Cairo Center for the Culture of Democracy
- Founded: 2011
- Founder: Dr. Abdul-Monem Al-Mashat
- Location: Cairo, Egypt;
- Region served: Egypt and Arab World

= Cairo Center for the Culture of Democracy =

Established after the 2011 Egyptian Revolution, Cairo Center for the Culture of Democracy aims at the maintenance and promotion of the January 25 Revolution spirit: democracy, freedom and social justice. It works to help create an Egyptian democratic society based on accountability, transparency and good governance.

Under the leadership of its president Dr. Abdul-Monem Al-Mashat, The center conducts a diverse set of political activities including trainings, public lectures, publishing policy papers and booklets and conducting research about modules of democracy and patterns of participation appropriate for Egypt and the Arab world.

Among its recent activities is a workshop addressing the "Democratic Transformation in Egypt" conducted in seven different Egyptian cities: Al-areesh, Ras Sedr, Giza, Nuebaa', Bani Sewief, Alexandria and Cairo. Another conference was dedicated to the analysis of the mechanism of the conversion of the Egyptian youth activism to political initiatives in the fields of politics, social justice, economy, public health and security. Other conferences and workshops focused on the democratic transition and the rule of law in addition to the upcoming 2011–12 Egyptian parliamentary election.

The center is partners with the Konrad Adenauer Foundation.

==Objectives==
The center's goals are:

• Disseminate the culture of democracy, values of civic cultures and human rights among all stakeholders especially youth.

• Educate the public the rules of the game in the political process; rights and obligations.

• Training of trainers especially members of political parties, non-governmental organizations, and civil society activists on political processes including political mobilization.

• Enforce mechanisms of monitoring political actions and activities.

• Encourage women to actively participate in politics by providing them with knowledge about their constitutional and legal rights.

• Upgrade level of information and knowledge about democratic and advance societies held by media professionals in order to be confident in transferring it to Arab societies.

• Respect political, religious and professional differences as means to enrich and positively activate political life.

• Encourage politically active citizens to organize and assemble in political organizations such as political parties, syndicates and alert communities.

• Promote decentralization processes as a mechanism for political accountability and transparency.

==Products==
• Hold conferences, workshops, seminars where experts and policy makers from Egypt, the Arab world and the world at large will interact with trainees and target groups.

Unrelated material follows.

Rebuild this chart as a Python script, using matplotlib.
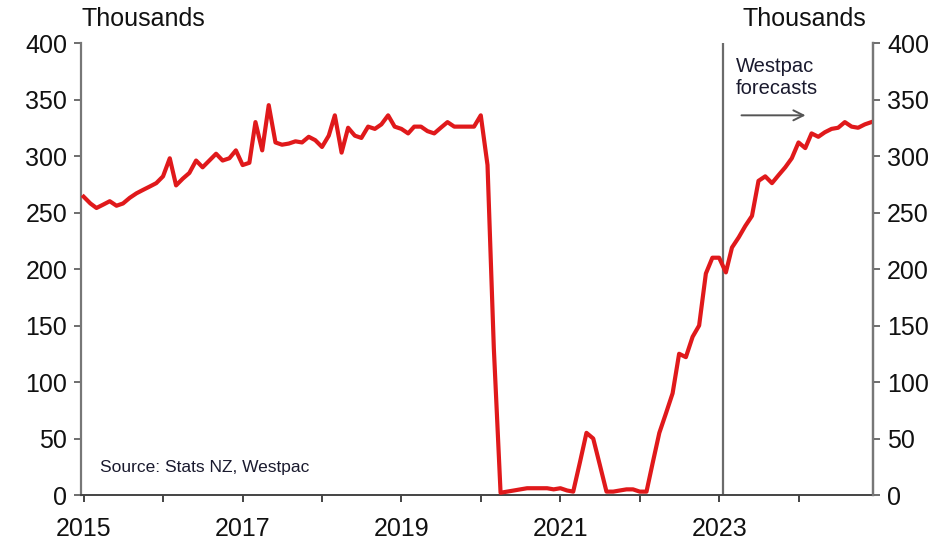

• Conduct research and studies about modules of democracy and patterns of participation appropriate for Egypt and the Arab world.

• Manage training workshops for civic society activists, media professionals, students both in schools and universities, non-governmental organizations in different governorates in order to upgrade their political culture and conscience.

• Arrange public lectures where public figures, politicians as well as academicians and others from Egypt and different countries are invited to exchange their experience with young people.

• Publish policy papers, booklets, newsletters and books to help students, researchers and policy makers to understand the democratization process especially the transformation from authoritarianism and totalitarianism to democracy.